A few thoughts to address the general nature of your post:

1- The advice Mark and Mike give about looking for the cause of people problems starting at your own desk and expanding in concentric circles outward is extremely helpful. The vast majority of the problems I experience in dealing with people are caused, or at least exacerbated, by my DISC tendencies. Even if you think you are right, modify your behaviors to smooth things over with the group. You won't reach everyone but you will narrow your problem down to a manageable level.

2- If the direction you give your directs backfires every time, as you write, I would suspect confusing or contradictory direction. Most people want to do well. We are programmed to follow a lead and people will rebel against any boss who gives them direction that prevents them from getting things accomplished.

3- If you have not listened to the DISC review podcasts, go get them.
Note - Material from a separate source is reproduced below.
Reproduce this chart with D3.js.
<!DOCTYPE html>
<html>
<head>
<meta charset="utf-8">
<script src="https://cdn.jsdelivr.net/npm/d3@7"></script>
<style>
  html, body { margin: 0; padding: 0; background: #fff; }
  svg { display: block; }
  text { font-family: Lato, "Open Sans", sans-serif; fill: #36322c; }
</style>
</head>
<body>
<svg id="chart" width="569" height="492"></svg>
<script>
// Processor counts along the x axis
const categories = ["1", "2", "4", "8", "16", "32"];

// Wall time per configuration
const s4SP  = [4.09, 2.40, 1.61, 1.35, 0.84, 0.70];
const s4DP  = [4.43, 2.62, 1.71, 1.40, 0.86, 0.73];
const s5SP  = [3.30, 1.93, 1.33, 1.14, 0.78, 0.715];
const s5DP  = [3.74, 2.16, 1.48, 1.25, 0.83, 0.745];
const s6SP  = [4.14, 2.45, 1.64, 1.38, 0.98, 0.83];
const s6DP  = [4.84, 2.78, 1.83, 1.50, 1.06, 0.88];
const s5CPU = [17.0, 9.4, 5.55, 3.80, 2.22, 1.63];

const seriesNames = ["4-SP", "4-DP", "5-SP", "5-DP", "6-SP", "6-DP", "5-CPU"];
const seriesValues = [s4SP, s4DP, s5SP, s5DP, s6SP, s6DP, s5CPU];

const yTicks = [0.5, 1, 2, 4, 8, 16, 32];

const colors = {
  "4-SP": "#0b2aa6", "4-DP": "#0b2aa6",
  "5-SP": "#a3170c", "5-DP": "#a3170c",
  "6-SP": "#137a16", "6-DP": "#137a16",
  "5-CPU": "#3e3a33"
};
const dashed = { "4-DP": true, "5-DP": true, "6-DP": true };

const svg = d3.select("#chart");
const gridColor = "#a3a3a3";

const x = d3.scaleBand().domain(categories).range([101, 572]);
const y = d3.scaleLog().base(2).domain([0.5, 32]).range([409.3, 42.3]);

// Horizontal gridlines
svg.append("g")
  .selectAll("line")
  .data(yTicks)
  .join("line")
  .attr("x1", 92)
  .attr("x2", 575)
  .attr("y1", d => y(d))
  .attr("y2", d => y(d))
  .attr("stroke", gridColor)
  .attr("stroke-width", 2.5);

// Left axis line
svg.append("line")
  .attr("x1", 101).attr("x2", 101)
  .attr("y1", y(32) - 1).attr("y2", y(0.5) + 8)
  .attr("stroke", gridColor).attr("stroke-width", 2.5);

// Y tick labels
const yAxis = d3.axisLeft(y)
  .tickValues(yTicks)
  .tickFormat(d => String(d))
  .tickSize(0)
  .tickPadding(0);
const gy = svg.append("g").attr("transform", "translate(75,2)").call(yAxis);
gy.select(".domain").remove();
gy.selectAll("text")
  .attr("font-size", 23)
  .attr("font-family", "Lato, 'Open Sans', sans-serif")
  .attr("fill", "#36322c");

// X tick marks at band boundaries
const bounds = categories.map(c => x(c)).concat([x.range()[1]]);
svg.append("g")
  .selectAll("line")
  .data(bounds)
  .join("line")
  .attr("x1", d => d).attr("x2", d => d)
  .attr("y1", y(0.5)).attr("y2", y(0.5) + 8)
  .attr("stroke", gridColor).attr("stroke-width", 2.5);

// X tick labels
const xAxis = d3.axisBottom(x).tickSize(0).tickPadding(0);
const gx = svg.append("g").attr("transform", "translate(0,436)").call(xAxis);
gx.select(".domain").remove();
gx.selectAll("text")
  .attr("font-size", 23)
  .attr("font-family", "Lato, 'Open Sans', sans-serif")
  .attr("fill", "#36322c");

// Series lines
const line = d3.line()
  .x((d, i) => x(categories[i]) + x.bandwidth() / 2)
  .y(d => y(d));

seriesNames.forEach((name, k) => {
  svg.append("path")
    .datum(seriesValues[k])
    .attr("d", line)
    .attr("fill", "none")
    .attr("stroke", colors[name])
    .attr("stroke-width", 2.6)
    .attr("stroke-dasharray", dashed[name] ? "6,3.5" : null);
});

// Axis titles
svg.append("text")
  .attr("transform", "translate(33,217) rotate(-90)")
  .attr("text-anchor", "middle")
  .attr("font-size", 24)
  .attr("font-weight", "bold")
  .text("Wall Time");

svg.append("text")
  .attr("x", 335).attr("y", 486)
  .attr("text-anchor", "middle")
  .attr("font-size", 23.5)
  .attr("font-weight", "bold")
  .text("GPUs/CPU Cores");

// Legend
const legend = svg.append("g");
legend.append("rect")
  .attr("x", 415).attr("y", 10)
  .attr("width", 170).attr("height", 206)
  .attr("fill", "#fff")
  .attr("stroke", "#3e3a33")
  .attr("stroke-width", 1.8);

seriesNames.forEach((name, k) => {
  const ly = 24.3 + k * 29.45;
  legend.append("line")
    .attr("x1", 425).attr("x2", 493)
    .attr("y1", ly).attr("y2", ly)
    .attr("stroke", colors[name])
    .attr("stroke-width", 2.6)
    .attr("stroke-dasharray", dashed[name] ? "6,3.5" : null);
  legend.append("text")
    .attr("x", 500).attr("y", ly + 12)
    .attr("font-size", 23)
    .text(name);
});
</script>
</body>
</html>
If you have listened to them, listen again. Lock yourself in a room and concentrate on the content. Take notes. Take the DISC profile and learn what your tendencies are. Assess each of your directs and figure out what their DISC profiles are and deal with each accordingly.
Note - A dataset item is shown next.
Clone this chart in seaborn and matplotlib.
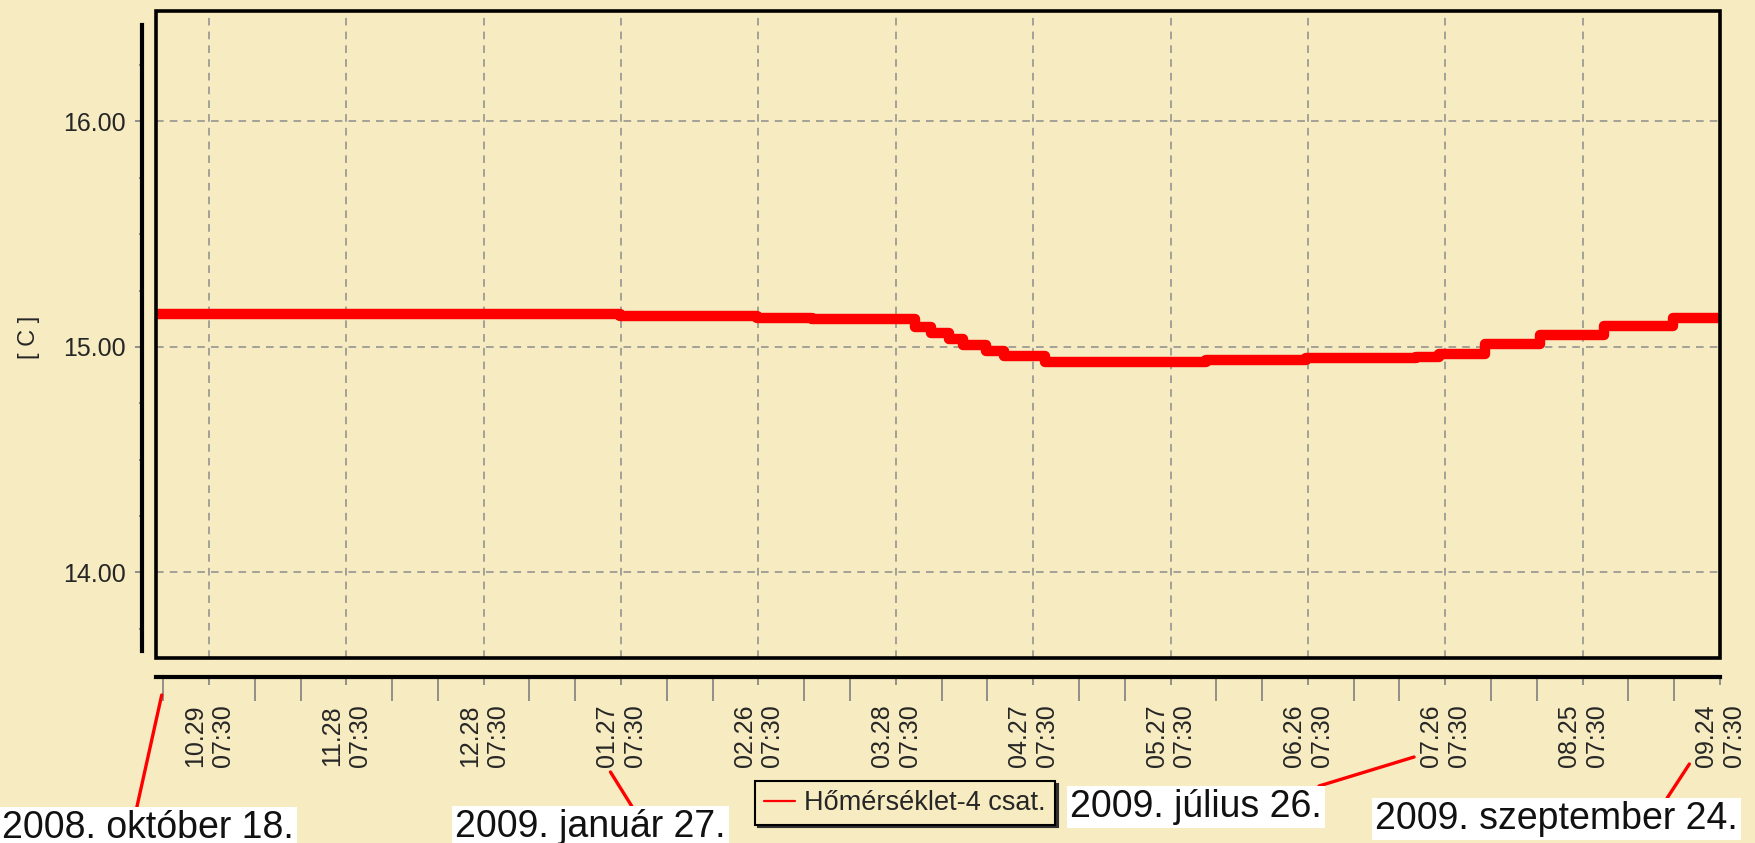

         3A- Go get the Manager Tools Basics podcasts and digest them completely. Listen to them until you have committed every detail to memory.  Implement the Trinity exactly as recommended. DO NOT GO FASTER! Do not underestimate the power of One on One's and proper feedback. Coach according to the model. Delegation will come later, once the boat is back on course.

4- Having meetings and holding training does not necessarily get the job done. If you have only been a manager for two months, it sounds like you are trying to build Rome in a day. Sit down in a quiet room, grab a notepad and a pencil and make a plan. Go slower to go faster. The more time you allow for things to develop, the stronger they will be and the more effective in the long run. Lay out a timeline that allows plenty of wiggle room for the day-to-day distractions that always appear.

5- Many new managers, myself included when I started, seem to think they have been promoted because they know everything about the area they are managing and must have all the answers. Would that were true. Then again, if it were, Mark and Mike would be out of a job. Don't assume you have or should have the answer to everything immediately. You are not the only one who feels like she or he is lost and everyone else knows exactly what they are doing.

6- Be patient. Your team in getting used to you in your new role and you are getting used to them from your new perspective. Even if they were your peers before you became a manager, wait; especially if they were your peers, this is a new relationship for all of you. Give it time to grow and thrive. You can kill it now by acting too quickly but you cannot make it grow faster than it will. All you can do is nurture the relationships or poison them until you have no chance of recovery.

Being a manager is not the easiest thing you can do, but it can be very rewarding. Not only financially but personally as well. Like anything else worth doing, you have to learn how to do it and practice very hard. There is one person in ten thousand who can be a great manager intuitively and we ain't them. That's why we have Manager Tools. Use the resource and accept the free gift Mark and Mike have provided.

Hope this helps and gives you something to think about.